"Lion and Tiger are lost!”
The moment I heard those words, I panicked. What on earth should we do? Call 911? Put out an APB? Organize a search party? This was dreadful news. Absolutely dreadful.
After all, Lion and Tiger were my granddaughter Avery's favorite toys. Granted they weren't the kind of warm, fuzzy stuffed animals that would normally captivate a three-year-old. They were just a couple of little hard plastic zoo animals that came out of a big bag of critters I'd bought at Walgreen's for her older brother Aidan when he was just a year old. But even though they weren't soft and cuddly Avery had taken up with them anyway, and for the past year of her life you'd be hard pressed to see a single photo of her without Lion and Tiger clutched tightly in her chubby little fists.

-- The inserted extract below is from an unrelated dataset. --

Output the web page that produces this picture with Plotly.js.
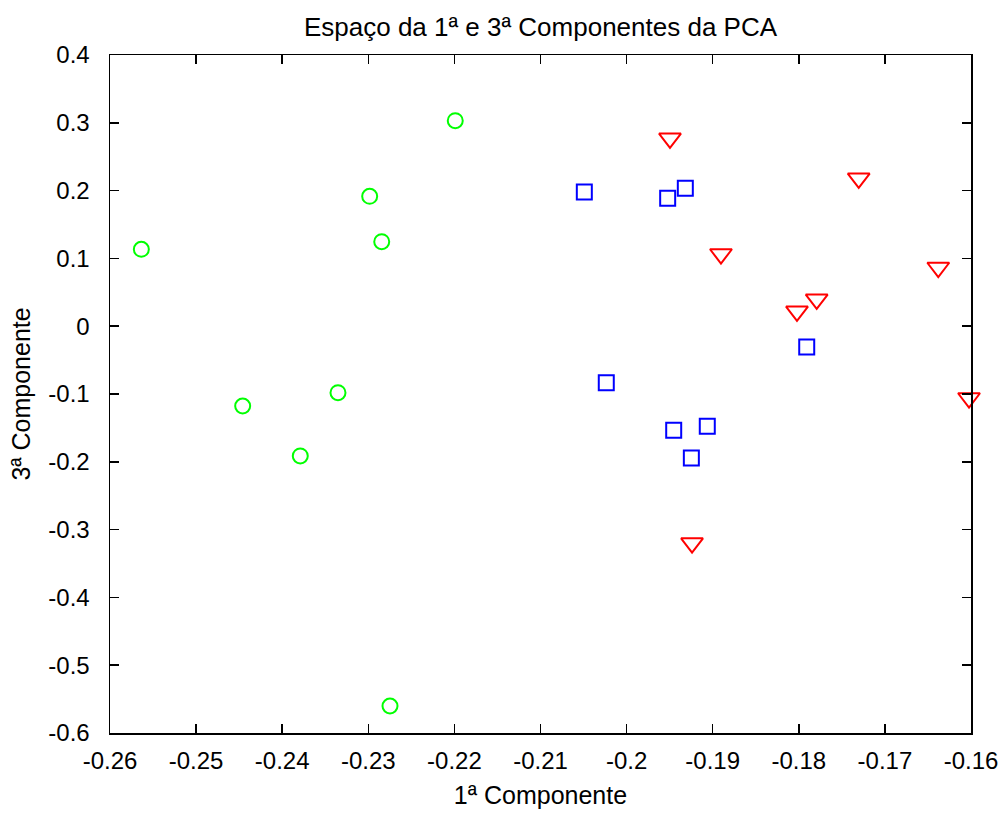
<!DOCTYPE html>
<html>
<head>
<meta charset="utf-8">
<script src="https://cdn.plot.ly/plotly-3.0.1.min.js"></script>
<style>html,body{margin:0;padding:0;background:#fff;}#chart{width:1000px;height:814px;}</style>
</head>
<body>
<div id="chart"></div>
<script>
// Group 1 (green circles)
const greenX = [-0.25636, -0.21990, -0.22984, -0.22844, -0.24459, -0.23352, -0.23790, -0.22748];
const greenY = [0.1134, 0.3031, 0.1916, 0.1246, -0.1177, -0.0981, -0.1914, -0.5602];
// Group 2 (blue squares)
const blueX = [-0.20491, -0.19523, -0.19318, -0.17908, -0.20236, -0.19453, -0.19063, -0.19248];
const blueY = [0.1979, 0.1886, 0.2034, -0.0307, -0.0833, -0.1535, -0.1476, -0.1944];
// Group 3 (red down-triangles)
const redX = [-0.19496, -0.17304, -0.18904, -0.16380, -0.17792, -0.18021, -0.16023, -0.19240];
const redY = [0.2771, 0.2181, 0.1065, 0.0866, 0.0397, 0.0220, -0.1059, -0.3198];

const xTickVals = [-0.26, -0.25, -0.24, -0.23, -0.22, -0.21, -0.2, -0.19, -0.18, -0.17, -0.16];
const xTickText = ["-0.26", "-0.25", "-0.24", "-0.23", "-0.22", "-0.21", "-0.2", "-0.19", "-0.18", "-0.17", "-0.16"];
const yTickVals = [0.4, 0.3, 0.2, 0.1, 0, -0.1, -0.2, -0.3, -0.4, -0.5, -0.6];
const yTickText = ["0.4", "0.3", "0.2", "0.1", "0", "-0.1", "-0.2", "-0.3", "-0.4", "-0.5", "-0.6"];

const titleText = "Espaço da 1ª e 3ª Componentes da PCA";
const xTitle = "1ª Componente";
const yTitle = "3ª Componente";

const FONT = "'Liberation Sans', Arial, sans-serif";

const traces = [
  {x: greenX, y: greenY, type: 'scatter', mode: 'markers', name: 'g', cliponaxis: false,
   marker: {symbol: 'circle-open', size: 15, color: '#00ff00', line: {width: 2, color: '#00ff00'}}},
  {x: blueX, y: blueY, type: 'scatter', mode: 'markers', name: 'b', cliponaxis: false,
   marker: {symbol: 'square-open', size: 15, color: '#0000ff', line: {width: 2, color: '#0000ff'}}},
  {x: redX, y: redY, type: 'scatter', mode: 'markers', name: 'r', cliponaxis: false,
   marker: {symbol: 'triangle-down-open', size: 19, color: '#ff0000', line: {width: 2, color: '#ff0000'}}}
];

const axisCommon = {
  showgrid: false, zeroline: false, showline: true, linecolor: '#000', linewidth: 1.5,
  mirror: 'ticks', ticks: 'inside', ticklen: 9, tickwidth: 1.5, tickcolor: '#000',
  tickfont: {family: FONT, size: 24, color: '#000'}, tickmode: 'array'
};

const layout = {
  width: 1000, height: 814,
  paper_bgcolor: '#fff', plot_bgcolor: '#fff',
  showlegend: false,
  margin: {l: 110, r: 29, t: 55, b: 81, pad: 0},
  font: {family: FONT, size: 24, color: '#000'},
  title: {text: titleText, font: {family: FONT, size: 26, color: '#000'},
          x: 0.5, xref: 'paper', xanchor: 'center', y: 1 - 27/814, yref: 'container', yanchor: 'middle'},
  xaxis: Object.assign({}, axisCommon, {
    range: [-0.26, -0.16], tickvals: xTickVals, ticktext: xTickText,
    ticklabelstandoff: 6,
    title: {text: xTitle, font: {family: FONT, size: 25, color: '#000'}, standoff: 13}
  }),
  yaxis: Object.assign({}, axisCommon, {
    range: [-0.6, 0.4], tickvals: yTickVals, ticktext: yTickText,
    ticklabelstandoff: 14,
    title: {text: yTitle, font: {family: FONT, size: 25, color: '#000'}, standoff: 10}
  })
};

Plotly.newPlot('chart', traces, layout, {staticPlot: true, displayModeBar: false});
</script>
</body>
</html>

And now they were gone. Not "missing” – as in "Did you check down under the sofa cushions or in the cup-holder of her car seat?” I mean GONE.
Apparently she had them in her hand last Saturday while waiting in line for two hours in the parking lot of a local shopping mall, to have her picture made with replicas of the automobiles featured in the Disney movie‘Cars 2', and it wasn't until they got to the front of the line that she realized Lion and Tiger had been dropped on the ground somewhere. Efforts to retrace her steps proved fruitless because obviously some small person had already picked them up. Alas, short of frisking 1,256 children to determine the guilty party, there was nothing left to do but officially declare the animals lost.
Oh the tears. The anguish. The distress. (And if you think that's bad, you should have seenAvery'sreaction!) Lauren tried to console her daughter at bedtime with another animal, but it wasn't the same. I mean let's face it – when you're used to a lion and a tiger, who wants to sleep with an ostrich, really?
Meanwhile, halfway across the country Grammy (aka: me) was hot on the trail of a permanent replacement. Easier said than done. Remember, the originals came from the junky toy aisle at a drugstore four years earlier, and if you think I could just walk in and find the same item today, you obviously don't know your junky drugstore aisles very well. Target, ToysRUs and Amazon weren't much help and neither was EBay. The ones they had were either too big or too small, or they didn't look at all like Lion and Tiger.
And yet my search continued. Why? Because, well, that's what grandmothers do. But maybe in some way I was also trying to make up for having lost Michael Banks thirty years earlier. (For those who recognize the name, yes Lauren did indeed name her quirky little male doll with his yellow nylon windbreaker and blue baseball cap after the little boy in "Mary Poppins”, a movie she was infatuated with beyond belief!)
In a lot of ways Michael Banks' untimely disappearance was similar to that of Avery's beloved animals, right down to the part about my feeling guilty as a mother for letting my three-year-old daughter take her favorite toy into a situation where it would most certainly get lost. In this case it happened to be a carnival that had a hot-air balloon you could actually go up in. (The balloon was tethered to the ground, of course, so that we only ascended about three stories high, but it was a thrilling ride nonetheless.) It wasn't until we got home later that afternoon that I discovered Michael Banks had been left in the basket of the balloon.
I managed to soothe my distraught daughter with some cockamamie story about how Michael was off on a grand adventure in the balloon; and by golly I did such a bang-up job of it that a month later when my husband happened upon an identical doll in an airport gift shop and brought it home in his suitcase, Michael Banks' surprise return was so remarkable it almost had me believing my own tall tales!
Taking a cue from that experience, my daughter has fully convinced Avery that Lion and Tiger are touring the country with the characters from "Cars 2”. So much so, in fact, that when the packet of animals I ordered yesterday from an obscure online toy store finally arrives at her house, I wish I could be there because I'm dying to hear all about what Lightening McQueen and Mater are really like in person!